**Work to do**
Output only the count of lines that contain "LaTeX".

[BEGIN Stored records]

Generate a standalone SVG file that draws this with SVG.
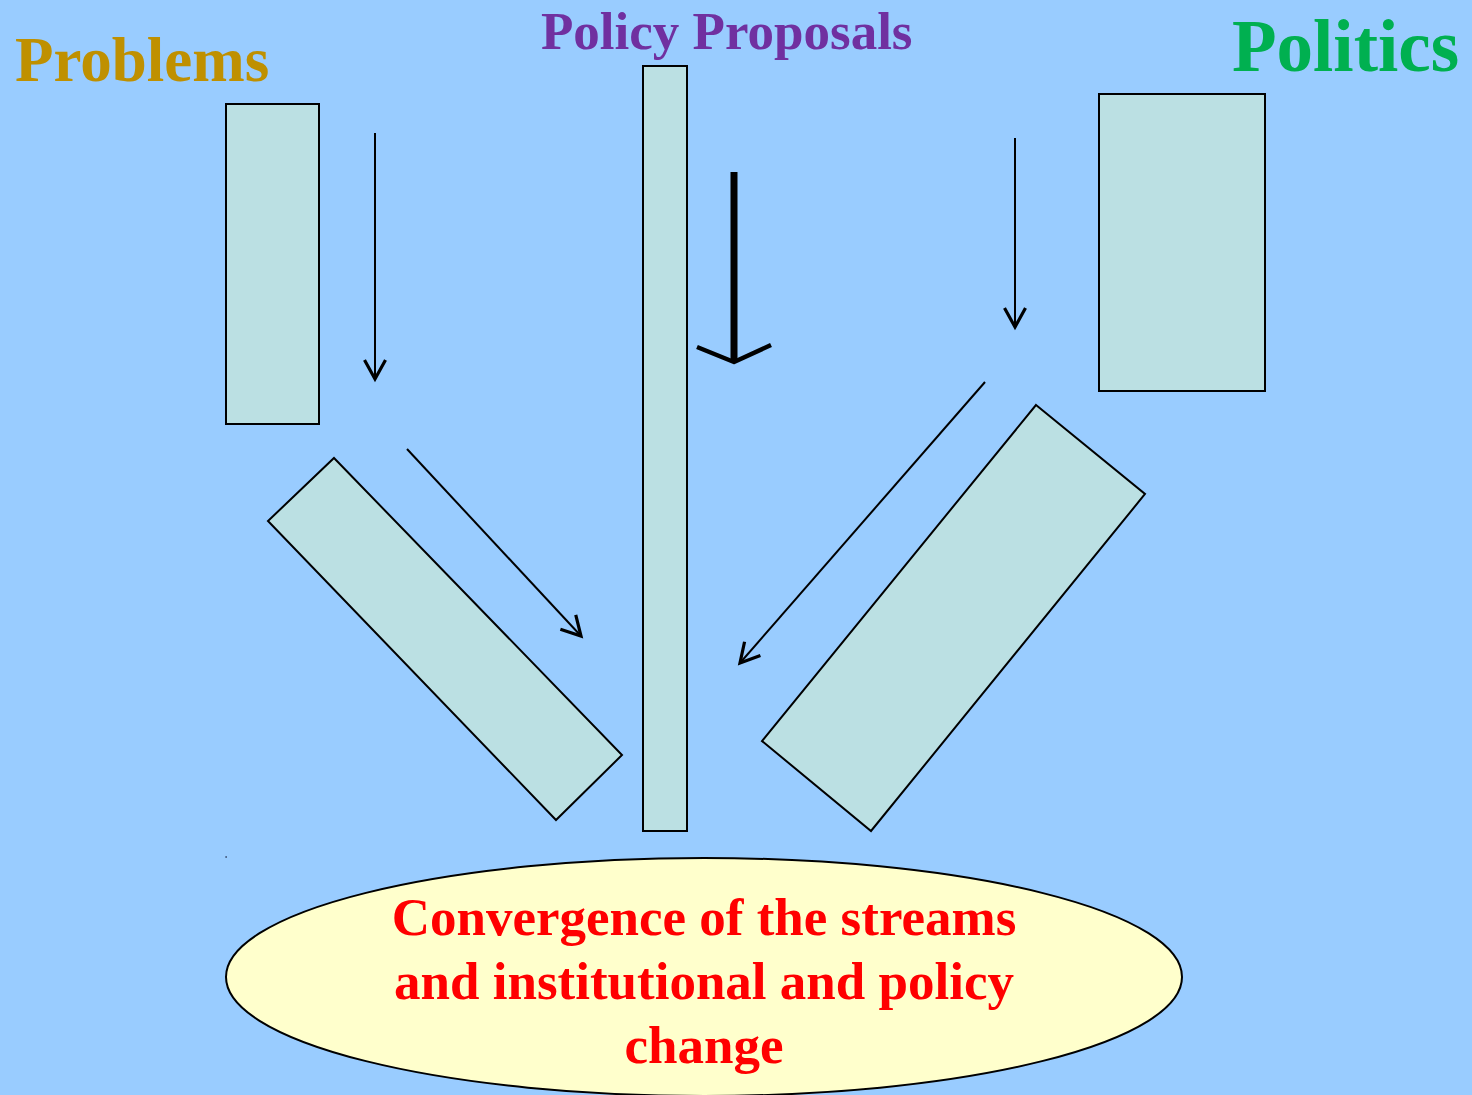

[END Stored records]
[BEGIN Stored records]

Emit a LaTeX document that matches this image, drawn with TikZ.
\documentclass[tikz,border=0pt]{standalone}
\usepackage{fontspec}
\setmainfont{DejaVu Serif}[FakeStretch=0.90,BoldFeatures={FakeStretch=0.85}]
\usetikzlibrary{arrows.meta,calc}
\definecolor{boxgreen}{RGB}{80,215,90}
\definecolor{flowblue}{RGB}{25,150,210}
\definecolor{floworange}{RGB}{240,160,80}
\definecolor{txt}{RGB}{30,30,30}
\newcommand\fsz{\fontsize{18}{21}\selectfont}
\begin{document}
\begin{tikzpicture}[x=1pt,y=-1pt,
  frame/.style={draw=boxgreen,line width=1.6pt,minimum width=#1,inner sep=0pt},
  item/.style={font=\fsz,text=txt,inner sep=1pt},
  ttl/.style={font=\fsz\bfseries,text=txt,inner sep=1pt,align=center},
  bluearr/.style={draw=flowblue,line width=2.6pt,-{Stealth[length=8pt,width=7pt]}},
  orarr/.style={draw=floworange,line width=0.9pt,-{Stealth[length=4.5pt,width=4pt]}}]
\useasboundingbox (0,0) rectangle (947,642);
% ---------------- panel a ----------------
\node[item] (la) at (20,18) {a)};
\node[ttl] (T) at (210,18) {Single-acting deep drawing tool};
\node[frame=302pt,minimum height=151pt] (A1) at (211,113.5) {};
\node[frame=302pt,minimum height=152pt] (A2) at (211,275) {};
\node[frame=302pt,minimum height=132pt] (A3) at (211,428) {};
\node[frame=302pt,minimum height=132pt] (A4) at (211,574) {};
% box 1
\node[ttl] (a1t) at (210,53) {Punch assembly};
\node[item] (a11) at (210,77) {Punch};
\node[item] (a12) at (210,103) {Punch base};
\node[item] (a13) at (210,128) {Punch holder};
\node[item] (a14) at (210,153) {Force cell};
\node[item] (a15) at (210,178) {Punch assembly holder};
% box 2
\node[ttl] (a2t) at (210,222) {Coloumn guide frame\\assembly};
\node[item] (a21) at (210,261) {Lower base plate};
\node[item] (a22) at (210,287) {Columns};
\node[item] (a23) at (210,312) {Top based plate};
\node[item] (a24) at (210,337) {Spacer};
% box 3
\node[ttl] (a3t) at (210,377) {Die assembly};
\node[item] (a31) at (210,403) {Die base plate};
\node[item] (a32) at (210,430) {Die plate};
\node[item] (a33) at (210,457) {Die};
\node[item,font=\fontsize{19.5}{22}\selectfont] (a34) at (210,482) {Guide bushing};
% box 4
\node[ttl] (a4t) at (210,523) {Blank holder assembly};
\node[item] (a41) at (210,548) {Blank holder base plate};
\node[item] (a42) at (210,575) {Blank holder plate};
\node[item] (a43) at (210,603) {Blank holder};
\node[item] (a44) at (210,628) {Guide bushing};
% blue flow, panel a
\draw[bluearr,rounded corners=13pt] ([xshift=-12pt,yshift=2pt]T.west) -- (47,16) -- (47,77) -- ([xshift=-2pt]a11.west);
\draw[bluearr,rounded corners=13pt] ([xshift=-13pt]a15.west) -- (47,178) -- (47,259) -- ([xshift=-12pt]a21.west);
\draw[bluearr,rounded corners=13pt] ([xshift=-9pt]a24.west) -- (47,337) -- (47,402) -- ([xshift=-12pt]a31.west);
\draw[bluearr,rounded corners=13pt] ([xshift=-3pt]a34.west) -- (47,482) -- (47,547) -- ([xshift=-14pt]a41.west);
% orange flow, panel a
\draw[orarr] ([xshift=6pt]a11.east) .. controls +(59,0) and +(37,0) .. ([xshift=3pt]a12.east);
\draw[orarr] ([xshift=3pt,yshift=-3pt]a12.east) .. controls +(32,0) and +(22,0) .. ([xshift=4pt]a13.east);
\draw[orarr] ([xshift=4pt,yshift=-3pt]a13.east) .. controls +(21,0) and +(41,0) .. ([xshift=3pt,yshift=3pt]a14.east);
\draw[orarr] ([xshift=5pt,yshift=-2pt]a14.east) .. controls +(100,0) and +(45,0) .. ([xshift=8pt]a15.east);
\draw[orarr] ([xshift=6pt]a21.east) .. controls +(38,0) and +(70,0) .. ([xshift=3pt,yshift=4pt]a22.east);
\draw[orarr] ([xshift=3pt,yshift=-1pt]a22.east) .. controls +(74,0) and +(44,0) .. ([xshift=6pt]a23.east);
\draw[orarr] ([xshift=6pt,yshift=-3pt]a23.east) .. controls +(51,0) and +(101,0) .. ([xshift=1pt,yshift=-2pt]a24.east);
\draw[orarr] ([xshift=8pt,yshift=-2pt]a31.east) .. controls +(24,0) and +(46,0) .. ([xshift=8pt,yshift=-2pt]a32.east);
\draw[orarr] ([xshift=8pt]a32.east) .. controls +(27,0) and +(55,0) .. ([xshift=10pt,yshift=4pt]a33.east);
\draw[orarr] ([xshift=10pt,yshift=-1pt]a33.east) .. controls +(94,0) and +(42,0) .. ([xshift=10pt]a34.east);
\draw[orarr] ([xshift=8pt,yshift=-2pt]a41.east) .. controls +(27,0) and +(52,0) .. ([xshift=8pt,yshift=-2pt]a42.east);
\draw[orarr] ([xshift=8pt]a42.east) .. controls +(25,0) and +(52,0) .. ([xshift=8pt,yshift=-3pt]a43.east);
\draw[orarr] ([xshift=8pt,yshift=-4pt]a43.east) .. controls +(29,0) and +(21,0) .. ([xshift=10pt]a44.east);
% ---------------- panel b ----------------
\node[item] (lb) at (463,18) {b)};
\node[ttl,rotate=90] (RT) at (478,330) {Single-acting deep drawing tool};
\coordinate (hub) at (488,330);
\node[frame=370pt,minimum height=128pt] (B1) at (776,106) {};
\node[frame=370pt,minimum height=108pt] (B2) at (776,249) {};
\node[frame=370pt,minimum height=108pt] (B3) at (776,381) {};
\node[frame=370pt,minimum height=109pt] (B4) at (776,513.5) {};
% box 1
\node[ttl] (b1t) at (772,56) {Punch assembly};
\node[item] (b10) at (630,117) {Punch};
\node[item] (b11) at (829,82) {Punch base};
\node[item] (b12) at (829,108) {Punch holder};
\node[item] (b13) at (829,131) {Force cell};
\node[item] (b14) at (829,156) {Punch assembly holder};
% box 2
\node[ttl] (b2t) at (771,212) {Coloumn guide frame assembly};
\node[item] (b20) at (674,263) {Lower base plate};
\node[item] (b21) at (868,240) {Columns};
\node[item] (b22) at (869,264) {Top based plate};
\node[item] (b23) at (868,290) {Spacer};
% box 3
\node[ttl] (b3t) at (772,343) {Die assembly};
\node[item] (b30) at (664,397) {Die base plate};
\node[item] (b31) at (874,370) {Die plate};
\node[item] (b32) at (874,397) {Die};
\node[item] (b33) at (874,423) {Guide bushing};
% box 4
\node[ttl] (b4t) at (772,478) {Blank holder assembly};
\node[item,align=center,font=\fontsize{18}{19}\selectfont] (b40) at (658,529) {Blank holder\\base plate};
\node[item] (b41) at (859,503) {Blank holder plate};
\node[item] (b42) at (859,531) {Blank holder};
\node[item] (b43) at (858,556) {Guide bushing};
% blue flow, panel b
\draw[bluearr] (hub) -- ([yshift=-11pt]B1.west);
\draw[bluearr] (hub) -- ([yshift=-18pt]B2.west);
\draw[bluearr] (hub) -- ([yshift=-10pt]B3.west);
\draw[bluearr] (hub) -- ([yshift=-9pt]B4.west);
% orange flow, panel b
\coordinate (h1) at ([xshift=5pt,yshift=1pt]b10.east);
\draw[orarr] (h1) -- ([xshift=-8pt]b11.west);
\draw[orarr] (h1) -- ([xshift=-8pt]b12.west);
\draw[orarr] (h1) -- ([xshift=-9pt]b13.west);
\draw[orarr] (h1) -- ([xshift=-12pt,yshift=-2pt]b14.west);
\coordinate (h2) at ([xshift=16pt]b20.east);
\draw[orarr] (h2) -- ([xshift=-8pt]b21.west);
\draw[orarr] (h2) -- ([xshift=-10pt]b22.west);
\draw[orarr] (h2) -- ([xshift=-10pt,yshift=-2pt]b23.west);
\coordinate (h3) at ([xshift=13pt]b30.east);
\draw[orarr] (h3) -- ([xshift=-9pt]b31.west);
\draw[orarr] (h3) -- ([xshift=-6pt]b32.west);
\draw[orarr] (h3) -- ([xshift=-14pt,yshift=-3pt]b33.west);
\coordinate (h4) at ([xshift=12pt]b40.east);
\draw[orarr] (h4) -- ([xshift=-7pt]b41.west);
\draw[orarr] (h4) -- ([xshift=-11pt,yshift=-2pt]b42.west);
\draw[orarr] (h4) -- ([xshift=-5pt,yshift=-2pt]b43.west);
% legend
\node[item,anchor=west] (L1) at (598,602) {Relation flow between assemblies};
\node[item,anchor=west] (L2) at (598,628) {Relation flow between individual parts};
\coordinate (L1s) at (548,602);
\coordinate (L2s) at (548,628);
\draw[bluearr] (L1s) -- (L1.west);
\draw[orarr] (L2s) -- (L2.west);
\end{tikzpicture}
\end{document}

[END Stored records]
[BEGIN Stored records]

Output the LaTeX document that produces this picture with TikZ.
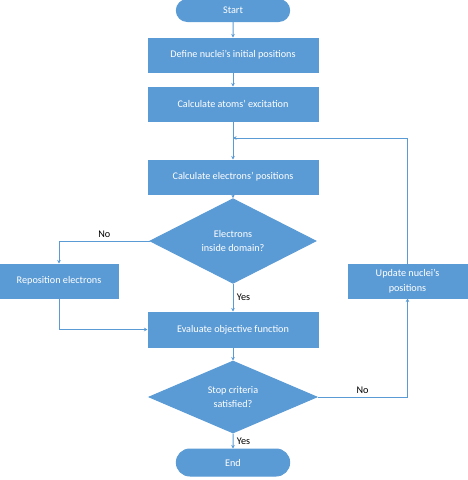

[END Stored records]

**The completed task**
2